>>

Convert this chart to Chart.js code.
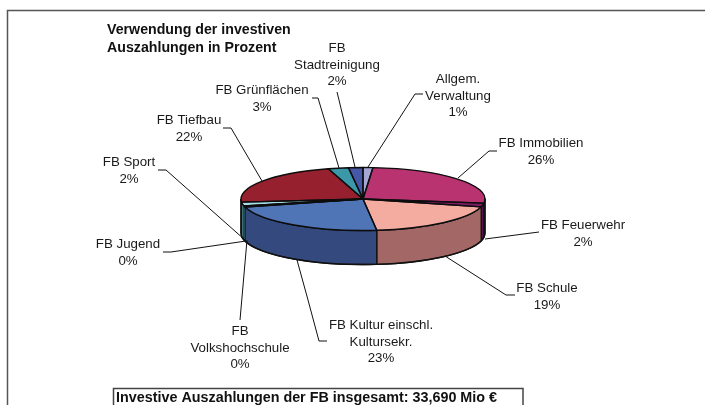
<!DOCTYPE html>
<html>
<head>
<meta charset="utf-8">
<style>
html,body{margin:0;padding:0;background:#fff;overflow:hidden}
#wrap{position:relative;width:705px;height:405px}
</style>
</head>
<body>
<div id="wrap"><canvas id="pie" width="705" height="405"></canvas></div>
<script src="https://cdn.jsdelivr.net/npm/chart.js@4/dist/chart.umd.min.js"></script>
<script>
const categories = [
  ["Allgem.", "Verwaltung"],
  ["FB Immobilien"],
  ["FB Feuerwehr"],
  ["FB Schule"],
  ["FB Kultur einschl.", "Kultursekr."],
  ["FB", "Volkshochschule"],
  ["FB Jugend"],
  ["FB Sport"],
  ["FB Tiefbau"],
  ["FB Grünflächen"],
  ["FB", "Stadtreinigung"]
]
const shares = [1.3, 25.8, 1.9, 19.2, 22.7, 0.3, 0.3, 1.9, 22.0, 2.7, 1.9]
const topColors = ["#A5A5D6", "#B8336F", "#7F1A66", "#F4ABA0", "#4F75B6", "#102028", "#102028", "#A6DDE6", "#96202E", "#3A98A8", "#4657A8"]
const sideColors = ["#7272A0", "#852450", "#55104A", "#A36866", "#344A7F", "#1FA8B8", "#2FB4C2", "#6CC5CF", "#6C1620", "#2A6E7A", "#323E78"]

const titleLines = ["Verwendung der investiven", "Auszahlungen in Prozent"]
const totalLine = "Investive Auszahlungen der FB insgesamt: 33,690 Mio €"

// label centre + first baseline, then the leader line, same order as categories
const labelPos = [
  {x:458, y:83,  line:[[423,94],[415,94],[368,167]]},
  {x:541, y:147, line:[[497,151],[489,151],[458,178]]},
  {x:583, y:229, line:[[539,232],[485,239]]},
  {x:547, y:292, line:[[515,295],[506,295],[445,256]]},
  {x:381, y:329, line:[[327,341],[319,341],[308,300],[297,260]]},
  {x:240, y:335, line:[[240,320],[247,240]]},
  {x:128, y:248, line:[[163,252],[171,252],[246,241]]},
  {x:129, y:166, line:[[158,170],[166,170],[245,240]]},
  {x:189, y:124, line:[[223,128],[231,128],[262,181]]},
  {x:262, y:94,  line:[[312,98],[318,98],[339,168]]},
  {x:337, y:52,  line:[[337,92],[339,100],[355,167]]}
]

const squash = 31.5 / 122
const depth = 34

function wedge(ctx, a){
  const ry = a.outerRadius * squash
  ctx.beginPath()
  ctx.moveTo(a.x, a.y)
  ctx.ellipse(a.x, a.y, a.outerRadius, ry, 0, a.startAngle, a.endAngle)
  ctx.closePath()
}

const pie3d = {
  id: "pie3d",
  beforeDatasetsDraw(chart){
    const ctx = chart.ctx
    const arcs = chart.getDatasetMeta(0).data
    const c = arcs[0]
    const cry = c.outerRadius * squash
    ctx.save()
    ctx.strokeStyle = "#111"
    ctx.lineWidth = 1.3
    arcs.forEach((a, i)=>{
      const from = Math.max(a.startAngle, 0)
      const to = Math.min(a.endAngle, Math.PI)
      if(to <= from) return
      const ry = a.outerRadius * squash
      ctx.fillStyle = sideColors[i]
      ctx.beginPath()
      ctx.ellipse(a.x, a.y, a.outerRadius, ry, 0, from, to)
      ctx.ellipse(a.x, a.y + depth, a.outerRadius, ry, 0, to, from, true)
      ctx.closePath()
      ctx.fill()
      // thin slivers on the rim get no dividers, they would turn black
      if(to - from > 0.1) ctx.stroke()
    })
    // rim outline
    ctx.beginPath()
    ctx.moveTo(c.x + c.outerRadius, c.y)
    ctx.lineTo(c.x + c.outerRadius, c.y + depth)
    ctx.ellipse(c.x, c.y + depth, c.outerRadius, cry, 0, 0, Math.PI)
    ctx.lineTo(c.x - c.outerRadius, c.y)
    ctx.stroke()
    ctx.restore()
    ctx.save()
    ctx.translate(c.x, c.y)
    ctx.scale(1, squash)
    ctx.translate(-c.x, -c.y)
  },
  afterDatasetsDraw(chart){
    const ctx = chart.ctx
    ctx.restore()
    ctx.save()
    ctx.strokeStyle = "#0d0d0d"
    ctx.lineWidth = 1.4
    ctx.lineJoin = "round"
    chart.getDatasetMeta(0).data.forEach(a=>{
      wedge(ctx, a)
      ctx.stroke()
    })
    ctx.restore()
  },
  afterDraw(chart){
    const ctx = chart.ctx
    ctx.save()

    // outer frame, open on the right and at the bottom
    ctx.strokeStyle = "#555"
    ctx.lineWidth = 1.5
    ctx.beginPath()
    ctx.moveTo(7.5, 405)
    ctx.lineTo(7.5, 10.5)
    ctx.lineTo(705, 10.5)
    ctx.stroke()

    // leader lines
    ctx.strokeStyle = "#111"
    ctx.lineWidth = 1
    labelPos.forEach(p=>{
      ctx.beginPath()
      p.line.forEach((pt, k)=>{
        if(k===0) ctx.moveTo(pt[0], pt[1])
        else ctx.lineTo(pt[0], pt[1])
      })
      ctx.stroke()
    })

    // slice labels
    ctx.fillStyle = "#1a1a1a"
    ctx.textAlign = "center"
    ctx.textBaseline = "alphabetic"
    ctx.font = "13.3px 'Liberation Sans'"
    categories.forEach((lines, i)=>{
      const text = lines.concat(Math.round(shares[i]) + "%")
      text.forEach((t, k)=>{
        ctx.fillText(t, labelPos[i].x, labelPos[i].y + k * 16.5)
      })
    })

    // title
    ctx.fillStyle = "#111"
    ctx.textAlign = "left"
    ctx.font = "bold 14.2px 'Liberation Sans'"
    titleLines.forEach((t, k)=>{
      ctx.fillText(t, 107, 34 + k * 18)
    })

    // box with the total
    ctx.strokeStyle = "#444"
    ctx.lineWidth = 1.5
    ctx.beginPath()
    ctx.moveTo(113.5, 405)
    ctx.lineTo(113.5, 388.5)
    ctx.lineTo(523, 388.5)
    ctx.lineTo(523, 405)
    ctx.stroke()
    ctx.fillStyle = "#111"
    ctx.font = "bold 14.35px 'Liberation Sans'"
    ctx.fillText(totalLine, 116, 402)

    ctx.restore()
  }
}

new Chart(document.getElementById("pie"), {
  type: "pie",
  data: {
    labels: categories.map(c=>c.join(" ")),
    datasets: [{
      data: shares,
      backgroundColor: topColors,
      borderWidth: 0
    }]
  },
  options: {
    responsive: false,
    animation: false,
    layout: {padding: {left: 241, right: 220, top: 77, bottom: 84}},
    plugins: {legend: {display: false}, tooltip: {enabled: false}}
  },
  plugins: [pie3d]
})
</script>
</body>
</html>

<<

Required task
Return each line of the data, keeping its wording exact and omitting pictures.

Exercise solution
Convert this chart to Chart.js code.
<!DOCTYPE html>
<html>
<head>
<meta charset="utf-8">
<style>
html,body{margin:0;padding:0;background:#fff;overflow:hidden}
#wrap{position:relative;width:705px;height:405px}
</style>
</head>
<body>
<div id="wrap"><canvas id="pie" width="705" height="405"></canvas></div>
<script src="https://cdn.jsdelivr.net/npm/chart.js@4/dist/chart.umd.min.js"></script>
<script>
const categories = [
  ["Allgem.", "Verwaltung"],
  ["FB Immobilien"],
  ["FB Feuerwehr"],
  ["FB Schule"],
  ["FB Kultur einschl.", "Kultursekr."],
  ["FB", "Volkshochschule"],
  ["FB Jugend"],
  ["FB Sport"],
  ["FB Tiefbau"],
  ["FB Grünflächen"],
  ["FB", "Stadtreinigung"]
]
const shares = [1.3, 25.8, 1.9, 19.2, 22.7, 0.3, 0.3, 1.9, 22.0, 2.7, 1.9]
const topColors = ["#A5A5D6", "#B8336F", "#7F1A66", "#F4ABA0", "#4F75B6", "#102028", "#102028", "#A6DDE6", "#96202E", "#3A98A8", "#4657A8"]
const sideColors = ["#7272A0", "#852450", "#55104A", "#A36866", "#344A7F", "#1FA8B8", "#2FB4C2", "#6CC5CF", "#6C1620", "#2A6E7A", "#323E78"]

const titleLines = ["Verwendung der investiven", "Auszahlungen in Prozent"]
const totalLine = "Investive Auszahlungen der FB insgesamt: 33,690 Mio €"

// label centre + first baseline, then the leader line, same order as categories
const labelPos = [
  {x:458, y:83,  line:[[423,94],[415,94],[368,167]]},
  {x:541, y:147, line:[[497,151],[489,151],[458,178]]},
  {x:583, y:229, line:[[539,232],[485,239]]},
  {x:547, y:292, line:[[515,295],[506,295],[445,256]]},
  {x:381, y:329, line:[[327,341],[319,341],[308,300],[297,260]]},
  {x:240, y:335, line:[[240,320],[247,240]]},
  {x:128, y:248, line:[[163,252],[171,252],[246,241]]},
  {x:129, y:166, line:[[158,170],[166,170],[245,240]]},
  {x:189, y:124, line:[[223,128],[231,128],[262,181]]},
  {x:262, y:94,  line:[[312,98],[318,98],[339,168]]},
  {x:337, y:52,  line:[[337,92],[339,100],[355,167]]}
]

const squash = 31.5 / 122
const depth = 34

function wedge(ctx, a){
  const ry = a.outerRadius * squash
  ctx.beginPath()
  ctx.moveTo(a.x, a.y)
  ctx.ellipse(a.x, a.y, a.outerRadius, ry, 0, a.startAngle, a.endAngle)
  ctx.closePath()
}

const pie3d = {
  id: "pie3d",
  beforeDatasetsDraw(chart){
    const ctx = chart.ctx
    const arcs = chart.getDatasetMeta(0).data
    const c = arcs[0]
    const cry = c.outerRadius * squash
    ctx.save()
    ctx.strokeStyle = "#111"
    ctx.lineWidth = 1.3
    arcs.forEach((a, i)=>{
      const from = Math.max(a.startAngle, 0)
      const to = Math.min(a.endAngle, Math.PI)
      if(to <= from) return
      const ry = a.outerRadius * squash
      ctx.fillStyle = sideColors[i]
      ctx.beginPath()
      ctx.ellipse(a.x, a.y, a.outerRadius, ry, 0, from, to)
      ctx.ellipse(a.x, a.y + depth, a.outerRadius, ry, 0, to, from, true)
      ctx.closePath()
      ctx.fill()
      // thin slivers on the rim get no dividers, they would turn black
      if(to - from > 0.1) ctx.stroke()
    })
    // rim outline
    ctx.beginPath()
    ctx.moveTo(c.x + c.outerRadius, c.y)
    ctx.lineTo(c.x + c.outerRadius, c.y + depth)
    ctx.ellipse(c.x, c.y + depth, c.outerRadius, cry, 0, 0, Math.PI)
    ctx.lineTo(c.x - c.outerRadius, c.y)
    ctx.stroke()
    ctx.restore()
    ctx.save()
    ctx.translate(c.x, c.y)
    ctx.scale(1, squash)
    ctx.translate(-c.x, -c.y)
  },
  afterDatasetsDraw(chart){
    const ctx = chart.ctx
    ctx.restore()
    ctx.save()
    ctx.strokeStyle = "#0d0d0d"
    ctx.lineWidth = 1.4
    ctx.lineJoin = "round"
    chart.getDatasetMeta(0).data.forEach(a=>{
      wedge(ctx, a)
      ctx.stroke()
    })
    ctx.restore()
  },
  afterDraw(chart){
    const ctx = chart.ctx
    ctx.save()

    // outer frame, open on the right and at the bottom
    ctx.strokeStyle = "#555"
    ctx.lineWidth = 1.5
    ctx.beginPath()
    ctx.moveTo(7.5, 405)
    ctx.lineTo(7.5, 10.5)
    ctx.lineTo(705, 10.5)
    ctx.stroke()

    // leader lines
    ctx.strokeStyle = "#111"
    ctx.lineWidth = 1
    labelPos.forEach(p=>{
      ctx.beginPath()
      p.line.forEach((pt, k)=>{
        if(k===0) ctx.moveTo(pt[0], pt[1])
        else ctx.lineTo(pt[0], pt[1])
      })
      ctx.stroke()
    })

    // slice labels
    ctx.fillStyle = "#1a1a1a"
    ctx.textAlign = "center"
    ctx.textBaseline = "alphabetic"
    ctx.font = "13.3px 'Liberation Sans'"
    categories.forEach((lines, i)=>{
      const text = lines.concat(Math.round(shares[i]) + "%")
      text.forEach((t, k)=>{
        ctx.fillText(t, labelPos[i].x, labelPos[i].y + k * 16.5)
      })
    })

    // title
    ctx.fillStyle = "#111"
    ctx.textAlign = "left"
    ctx.font = "bold 14.2px 'Liberation Sans'"
    titleLines.forEach((t, k)=>{
      ctx.fillText(t, 107, 34 + k * 18)
    })

    // box with the total
    ctx.strokeStyle = "#444"
    ctx.lineWidth = 1.5
    ctx.beginPath()
    ctx.moveTo(113.5, 405)
    ctx.lineTo(113.5, 388.5)
    ctx.lineTo(523, 388.5)
    ctx.lineTo(523, 405)
    ctx.stroke()
    ctx.fillStyle = "#111"
    ctx.font = "bold 14.35px 'Liberation Sans'"
    ctx.fillText(totalLine, 116, 402)

    ctx.restore()
  }
}

new Chart(document.getElementById("pie"), {
  type: "pie",
  data: {
    labels: categories.map(c=>c.join(" ")),
    datasets: [{
      data: shares,
      backgroundColor: topColors,
      borderWidth: 0
    }]
  },
  options: {
    responsive: false,
    animation: false,
    layout: {padding: {left: 241, right: 220, top: 77, bottom: 84}},
    plugins: {legend: {display: false}, tooltip: {enabled: false}}
  },
  plugins: [pie3d]
})
</script>
</body>
</html>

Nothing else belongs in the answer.